Rishi Sunak and Jeremy Hunt have one, simple and overriding objective: After the chaos of the Johnson and Truss years they want to demonstrate some basic competence and to restore at least some of the government’s credibility. In this, Jeremy Hunt has had some success through the Budget announcement. Despite criticism from the right of his party that the country is experiencing the highest level of overall taxation since World War II, he has targeted money and Government investment at addressing some of the nation’s most pressing issues – childcare, a shrinking workforce and business investment. You can argue about whether these are fair (lifting the cap on lifetime pension saving) or will work in time (the extension of free childcare), but he has identified key issues, stated how he intends to tackle them and, notably, faced down strong calls from the right of his party for tax cuts, arguing that stability and sound money must be the priority.

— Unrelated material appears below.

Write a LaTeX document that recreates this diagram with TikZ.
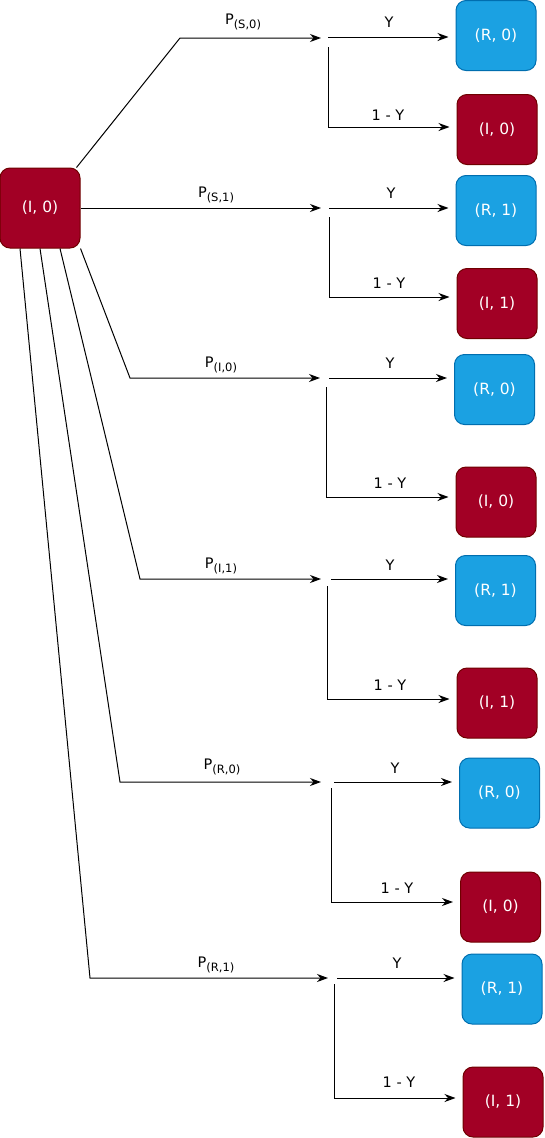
\documentclass[tikz,border=0pt]{standalone}
\usepackage{fontspec}
\setmainfont{DejaVu Sans}
\usetikzlibrary{arrows.meta}
\definecolor{redfill}{HTML}{A20025}
\definecolor{redline}{HTML}{6F0000}
\definecolor{bluefill}{HTML}{1BA1E2}
\definecolor{blueline}{HTML}{006EAF}
\tikzset{
  box/.style={rounded corners=10pt, minimum width=80pt, minimum height=70pt, inner sep=0pt,
    text=white, font=\fontsize{15.5}{18}\selectfont, line width=1pt},
  redbox/.style={box, fill=redfill, draw=redline},
  bluebox/.style={box, fill=bluefill, draw=blueline},
  conn/.style={line width=1pt, draw=black},
  arr/.style={conn, -{Stealth[length=11pt,width=8pt,inset=3.5pt]}},
  tonode/.style={arr, shorten >=7pt},
  lbl/.style={font=\fontsize{14.5}{16}\selectfont, inner sep=0pt},
}
\newcommand{\Psub}[1]{P\raisebox{-4.5pt}{\fontsize{11.5}{13}\selectfont(#1)}}
\begin{document}
\begin{tikzpicture}[x=1pt,y=-1pt]
\useasboundingbox (0,0) rectangle (544,1138);

% source
\node[redbox, minimum height=80pt] (src) at (40,208) {(I, 0)};

% targets
\node[bluebox] (b1) at (496,35.5) {(R, 0)};
\node[redbox]  (r1) at (497,129.5) {(I, 0)};
\node[bluebox] (b2) at (496,210.5) {(R, 1)};
\node[redbox]  (r2) at (497,303.5) {(I, 1)};
\node[bluebox] (b3) at (494.5,389.5) {(R, 0)};
\node[redbox]  (r3) at (496,502) {(I, 0)};
\node[bluebox] (b4) at (495.5,590.5) {(R, 1)};
\node[redbox]  (r4) at (497,703) {(I, 1)};
\node[bluebox] (b5) at (499.5,793) {(R, 0)};
\node[redbox]  (r5) at (500.5,907) {(I, 0)};
\node[bluebox] (b6) at (502,989) {(R, 1)};
\node[redbox]  (r6) at (503,1102) {(I, 1)};

% junction coordinates
\coordinate (bend1) at (180,38);  \coordinate (pt1) at (321,38);
\coordinate (ys1) at (328,37);    \coordinate (vs1) at (328,47);   \coordinate (ve1) at (328,127);
\coordinate (pt2) at (321,208);
\coordinate (ys2) at (329,208);   \coordinate (vs2) at (329,217);  \coordinate (ve2) at (329,297);
\coordinate (bend3) at (130,378); \coordinate (pt3) at (320,378);
\coordinate (ys3) at (329,378);   \coordinate (vs3) at (326,387);  \coordinate (ve3) at (326,497);
\coordinate (bend4) at (140,579); \coordinate (pt4) at (321,579);
\coordinate (ys4) at (331,579);   \coordinate (vs4) at (327,586);  \coordinate (ve4) at (327,699);
\coordinate (bend5) at (120,782); \coordinate (pt5) at (321,782);
\coordinate (ys5) at (334,782);   \coordinate (vs5) at (331,788);  \coordinate (ve5) at (331,902);
\coordinate (bend6) at (90,978);  \coordinate (pt6) at (328,978);
\coordinate (ys6) at (337,978);   \coordinate (vs6) at (334,984);  \coordinate (ve6) at (334,1098);

% source connectors
\draw[arr] ([xshift=-4pt]src.north east) -- (bend1) -- (pt1);
\draw[arr] (src.east) -- (pt2);
\draw[arr] (src.south east) -- (bend3) -- (pt3);
\draw[arr] ([xshift=20pt]src.south) -- (bend4) -- (pt4);
\draw[arr] (src.south) -- (bend5) -- (pt5);
\draw[arr] ([xshift=-20pt]src.south) -- (bend6) -- (pt6);

% branch connectors
\foreach \k in {1,...,6}{
  \draw[tonode] (ys\k) -- (ys\k -| b\k.west);
  \draw[tonode] (vs\k) -- (ve\k) -- (ve\k -| r\k.west);
}

% P labels
\node[lbl] (p1) at (243,22) {\Psub{S,0}};
\node[lbl] (p2) at (216,195) {\Psub{S,1}};
\node[lbl] (p3) at (221,365) {\Psub{I,0}};
\node[lbl] (p4) at (221,566) {\Psub{I,1}};
\node[lbl] (p5) at (222,767) {\Psub{R,0}};
\node[lbl] (p6) at (216,965) {\Psub{R,1}};

% gamma labels
\node[lbl] (u1) at (389,22) {Υ};
\node[lbl] (l1) at (388,115) {1 - Υ};
\node[lbl] (u2) at (391,193) {Υ};
\node[lbl] (l2) at (389,283) {1 - Υ};
\node[lbl] (u3) at (390,363) {Υ};
\node[lbl] (l3) at (390,483) {1 - Υ};
\node[lbl] (u4) at (390,565) {Υ};
\node[lbl] (l4) at (390,685) {1 - Υ};
\node[lbl] (u5) at (395,768) {Υ};
\node[lbl] (l5) at (397,888) {1 - Υ};
\node[lbl] (u6) at (397,963) {Υ};
\node[lbl] (l6) at (399,1082) {1 - Υ};
\end{tikzpicture}
\end{document}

But as the development and regeneration industries digest the detail of the Budget many will also be looking to see how it fits into a longer-term plan. And the answer to that is hard to find. Capable as they are, the Prime Minister and Chancellor cannot mask the fact that the past 13 years have been marked by ‘zigging’ and ‘zagging’ in the Government’s direction: First it was Cameron and Osborne’s austerity programme and attempts to devolve power, for example through their changes to the planning system; the upheaval of Brexit finally settled into a new Conservative coalition that fused the Home Counties with former Red Wall seats where there was a strong emphasis on (centrally-directed) Government support for deprived areas in the Midlands and the North; this then gave way to Liz Truss’s ill-fated libertarian experiment and, from the ashes of that, rose Sunak and Hunt’s modest ambition to demonstrate basic competence.

In addition to the difficult inheritance from his predecessors, Sunak must manage a Conservative Party with two main warring factions. Brexit has led to a major shift in internal Tory dynamics:

On the one hand you have the Singapore-on-Thames wing who want deregulation and tax cuts and argue that there is no point in having Brexit if you do not choose this path. In the face of this criticism, Hunt has repeatedly had to make the case for sound money – writing, for example, in the Sun on Sunday: “We believe in bringing tax rates down. But all I would say is you have to do so in a framework that is responsible for public finances. It has to be done in a responsible way.”

On the other hand, you have the Conservative MPs representing former Red Wall seats. A small state is the last thing their voters want. They voted Tory, many for the first time, because they thought the Government was going to give them extra help.

And in the midst of this battle of ideas you have Conservative MPs in southern Blue Wall seats, very concerned about the threat to them from the Liberal Democrats and, at a council level, swathes of independents and residents association councillors who have been campaigning strongly on the issue of perceived over-development. This concern led, late last year, to the Villiers-Seeley amendment to the Levelling Up & Regeneration Bill and incipient changes to the NPPF, which will diminish house building in many district and unitary authorities. This change has been about survival for Tory MPs and is not part of a longer-term strategy.

The Budget package has, nevertheless, seen a very interesting ‘zag’ for the regions. Hunt has announced a “devolution revolution”, under which Whitehall will cede unprecedented control over key budgets in areas such as education, transport and housing. This is being presented as the future of levelling up. This is very significant for the development and regeneration industries and will make understanding the politics and priorities of areas like Greater Manchester and the West Midlands much more important. Its impact for those regions is also potentially very positive.

Through their demonstration of basic political and economic competence, Sunak and Hunt are earning the right to be heard by voters, many of whom were repelled by the chaos and incompetence they witnessed in 2022. As they plot their way forward, they need to reconcile the competing factions and interests within the Conservative party and frame changes, such as the devolution of powers to the regions as part of a longer-term strategy that people can get behind.